-- START Dataset records --

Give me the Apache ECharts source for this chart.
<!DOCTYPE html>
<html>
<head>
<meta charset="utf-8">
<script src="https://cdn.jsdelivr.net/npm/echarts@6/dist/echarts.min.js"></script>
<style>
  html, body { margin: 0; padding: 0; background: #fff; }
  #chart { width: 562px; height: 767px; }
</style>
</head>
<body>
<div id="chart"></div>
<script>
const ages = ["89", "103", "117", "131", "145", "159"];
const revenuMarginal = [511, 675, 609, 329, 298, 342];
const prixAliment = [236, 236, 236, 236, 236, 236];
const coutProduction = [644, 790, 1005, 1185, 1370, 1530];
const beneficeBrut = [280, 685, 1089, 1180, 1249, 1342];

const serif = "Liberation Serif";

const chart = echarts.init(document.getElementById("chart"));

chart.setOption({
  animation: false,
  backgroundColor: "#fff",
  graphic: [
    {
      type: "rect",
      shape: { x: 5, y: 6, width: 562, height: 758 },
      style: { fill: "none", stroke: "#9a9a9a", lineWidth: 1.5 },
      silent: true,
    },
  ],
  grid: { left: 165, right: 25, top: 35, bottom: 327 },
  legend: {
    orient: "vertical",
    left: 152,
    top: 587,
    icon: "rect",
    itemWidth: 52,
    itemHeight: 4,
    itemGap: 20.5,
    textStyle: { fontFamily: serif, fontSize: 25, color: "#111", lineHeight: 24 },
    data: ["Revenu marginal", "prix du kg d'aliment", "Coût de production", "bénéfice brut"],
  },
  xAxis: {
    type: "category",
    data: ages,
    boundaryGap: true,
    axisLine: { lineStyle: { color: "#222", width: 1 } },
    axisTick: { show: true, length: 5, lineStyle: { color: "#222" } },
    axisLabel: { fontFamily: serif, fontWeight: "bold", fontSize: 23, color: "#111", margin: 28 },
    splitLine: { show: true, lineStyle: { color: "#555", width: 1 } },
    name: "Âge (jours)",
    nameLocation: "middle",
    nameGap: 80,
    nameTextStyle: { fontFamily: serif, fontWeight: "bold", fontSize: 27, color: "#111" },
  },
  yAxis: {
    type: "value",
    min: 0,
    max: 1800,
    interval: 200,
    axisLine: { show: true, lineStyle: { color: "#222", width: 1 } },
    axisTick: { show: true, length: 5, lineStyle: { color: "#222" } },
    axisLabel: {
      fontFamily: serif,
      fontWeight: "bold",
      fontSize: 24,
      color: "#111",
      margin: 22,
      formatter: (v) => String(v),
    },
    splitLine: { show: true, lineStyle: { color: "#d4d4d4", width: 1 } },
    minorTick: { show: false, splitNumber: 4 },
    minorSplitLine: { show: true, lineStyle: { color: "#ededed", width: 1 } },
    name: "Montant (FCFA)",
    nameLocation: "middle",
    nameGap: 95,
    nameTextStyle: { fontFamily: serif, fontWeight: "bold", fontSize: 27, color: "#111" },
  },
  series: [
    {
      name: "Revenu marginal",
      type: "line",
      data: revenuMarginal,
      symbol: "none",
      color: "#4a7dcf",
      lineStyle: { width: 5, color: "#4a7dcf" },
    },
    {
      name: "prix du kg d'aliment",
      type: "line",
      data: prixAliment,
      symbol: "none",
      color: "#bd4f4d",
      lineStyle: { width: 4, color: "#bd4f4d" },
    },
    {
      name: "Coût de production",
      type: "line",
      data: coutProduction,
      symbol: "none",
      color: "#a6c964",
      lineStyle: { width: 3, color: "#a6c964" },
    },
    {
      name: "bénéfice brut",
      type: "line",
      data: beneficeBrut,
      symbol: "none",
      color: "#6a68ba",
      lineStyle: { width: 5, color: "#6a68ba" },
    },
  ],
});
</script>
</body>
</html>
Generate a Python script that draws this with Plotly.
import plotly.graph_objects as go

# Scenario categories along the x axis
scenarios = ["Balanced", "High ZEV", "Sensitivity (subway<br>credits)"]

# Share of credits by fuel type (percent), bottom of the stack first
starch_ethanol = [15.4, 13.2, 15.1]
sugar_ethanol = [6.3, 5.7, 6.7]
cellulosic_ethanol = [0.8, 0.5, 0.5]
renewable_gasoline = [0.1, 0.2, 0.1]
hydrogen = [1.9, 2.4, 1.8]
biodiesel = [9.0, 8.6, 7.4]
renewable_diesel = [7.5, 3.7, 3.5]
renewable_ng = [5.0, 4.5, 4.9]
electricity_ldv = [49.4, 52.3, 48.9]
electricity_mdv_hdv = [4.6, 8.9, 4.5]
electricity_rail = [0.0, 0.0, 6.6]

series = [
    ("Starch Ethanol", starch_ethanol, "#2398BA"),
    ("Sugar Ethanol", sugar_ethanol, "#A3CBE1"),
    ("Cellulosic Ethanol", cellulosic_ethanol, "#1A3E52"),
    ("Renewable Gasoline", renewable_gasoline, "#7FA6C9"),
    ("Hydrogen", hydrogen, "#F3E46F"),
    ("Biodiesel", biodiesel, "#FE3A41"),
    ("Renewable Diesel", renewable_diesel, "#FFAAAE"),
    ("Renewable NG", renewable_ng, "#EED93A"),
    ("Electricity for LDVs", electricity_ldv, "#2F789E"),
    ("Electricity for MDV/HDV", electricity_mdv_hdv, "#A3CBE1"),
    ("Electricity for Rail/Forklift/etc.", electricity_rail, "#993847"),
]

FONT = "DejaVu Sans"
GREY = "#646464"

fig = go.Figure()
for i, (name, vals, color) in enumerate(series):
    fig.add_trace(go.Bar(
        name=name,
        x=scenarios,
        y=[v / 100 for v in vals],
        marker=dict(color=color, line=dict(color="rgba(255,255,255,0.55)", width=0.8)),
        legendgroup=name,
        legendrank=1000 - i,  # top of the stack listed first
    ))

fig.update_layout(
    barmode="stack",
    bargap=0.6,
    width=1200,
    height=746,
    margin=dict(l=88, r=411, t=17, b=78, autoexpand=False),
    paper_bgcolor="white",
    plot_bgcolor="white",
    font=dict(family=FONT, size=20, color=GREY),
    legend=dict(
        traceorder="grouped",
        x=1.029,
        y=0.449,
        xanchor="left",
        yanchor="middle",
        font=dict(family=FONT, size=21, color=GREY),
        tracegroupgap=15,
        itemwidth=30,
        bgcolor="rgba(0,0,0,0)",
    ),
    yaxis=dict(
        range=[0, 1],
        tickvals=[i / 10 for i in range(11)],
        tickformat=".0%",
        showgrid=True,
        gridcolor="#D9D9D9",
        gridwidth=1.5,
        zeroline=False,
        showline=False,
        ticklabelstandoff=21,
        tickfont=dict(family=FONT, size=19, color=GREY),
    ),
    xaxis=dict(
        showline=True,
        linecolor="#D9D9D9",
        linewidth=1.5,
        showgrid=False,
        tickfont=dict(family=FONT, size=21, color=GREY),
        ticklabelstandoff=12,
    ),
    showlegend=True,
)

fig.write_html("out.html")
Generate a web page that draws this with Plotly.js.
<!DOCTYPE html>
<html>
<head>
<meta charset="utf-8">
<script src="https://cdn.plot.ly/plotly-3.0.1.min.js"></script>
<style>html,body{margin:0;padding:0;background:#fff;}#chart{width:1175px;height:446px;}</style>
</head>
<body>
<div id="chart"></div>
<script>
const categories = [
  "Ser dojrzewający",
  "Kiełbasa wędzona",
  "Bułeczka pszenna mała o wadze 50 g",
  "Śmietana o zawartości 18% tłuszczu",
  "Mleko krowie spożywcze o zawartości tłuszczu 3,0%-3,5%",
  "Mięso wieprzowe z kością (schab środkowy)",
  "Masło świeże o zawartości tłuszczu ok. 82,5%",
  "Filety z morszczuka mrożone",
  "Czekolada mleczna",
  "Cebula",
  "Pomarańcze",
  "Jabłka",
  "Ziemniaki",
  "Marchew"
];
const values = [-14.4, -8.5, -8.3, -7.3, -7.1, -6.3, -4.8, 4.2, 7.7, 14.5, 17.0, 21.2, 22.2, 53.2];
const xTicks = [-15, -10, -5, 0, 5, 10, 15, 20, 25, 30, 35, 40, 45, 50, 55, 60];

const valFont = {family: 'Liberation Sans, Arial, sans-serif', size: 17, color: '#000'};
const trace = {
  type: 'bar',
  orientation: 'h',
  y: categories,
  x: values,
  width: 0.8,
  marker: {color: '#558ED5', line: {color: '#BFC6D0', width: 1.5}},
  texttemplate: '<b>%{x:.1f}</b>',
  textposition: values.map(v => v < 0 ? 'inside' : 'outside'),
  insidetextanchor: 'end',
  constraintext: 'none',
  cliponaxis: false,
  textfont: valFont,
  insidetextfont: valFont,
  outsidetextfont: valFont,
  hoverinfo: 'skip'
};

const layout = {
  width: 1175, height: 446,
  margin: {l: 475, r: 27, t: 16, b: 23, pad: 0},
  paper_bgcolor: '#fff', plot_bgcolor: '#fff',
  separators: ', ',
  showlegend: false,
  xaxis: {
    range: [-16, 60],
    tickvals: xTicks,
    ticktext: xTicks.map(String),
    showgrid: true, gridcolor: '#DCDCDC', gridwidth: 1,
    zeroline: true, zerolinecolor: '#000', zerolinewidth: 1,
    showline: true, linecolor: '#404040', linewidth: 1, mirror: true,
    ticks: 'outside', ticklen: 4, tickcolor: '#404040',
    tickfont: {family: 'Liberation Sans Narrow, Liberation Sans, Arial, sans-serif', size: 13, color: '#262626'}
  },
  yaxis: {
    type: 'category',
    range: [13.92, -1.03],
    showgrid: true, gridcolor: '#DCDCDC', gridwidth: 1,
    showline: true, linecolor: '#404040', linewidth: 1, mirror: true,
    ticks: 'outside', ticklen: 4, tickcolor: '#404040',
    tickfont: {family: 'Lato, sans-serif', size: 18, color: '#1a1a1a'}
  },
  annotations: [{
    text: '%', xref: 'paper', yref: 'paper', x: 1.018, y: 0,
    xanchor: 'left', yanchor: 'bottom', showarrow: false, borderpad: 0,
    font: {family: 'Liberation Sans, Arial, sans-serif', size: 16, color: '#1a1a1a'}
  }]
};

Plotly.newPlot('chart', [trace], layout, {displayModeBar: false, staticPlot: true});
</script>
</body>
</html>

-- END Dataset records --

- Problem:
Show the lines of the data that hold the word "with".

- Written solution:
Generate a Python script that draws this with Plotly.
Generate a web page that draws this with Plotly.js.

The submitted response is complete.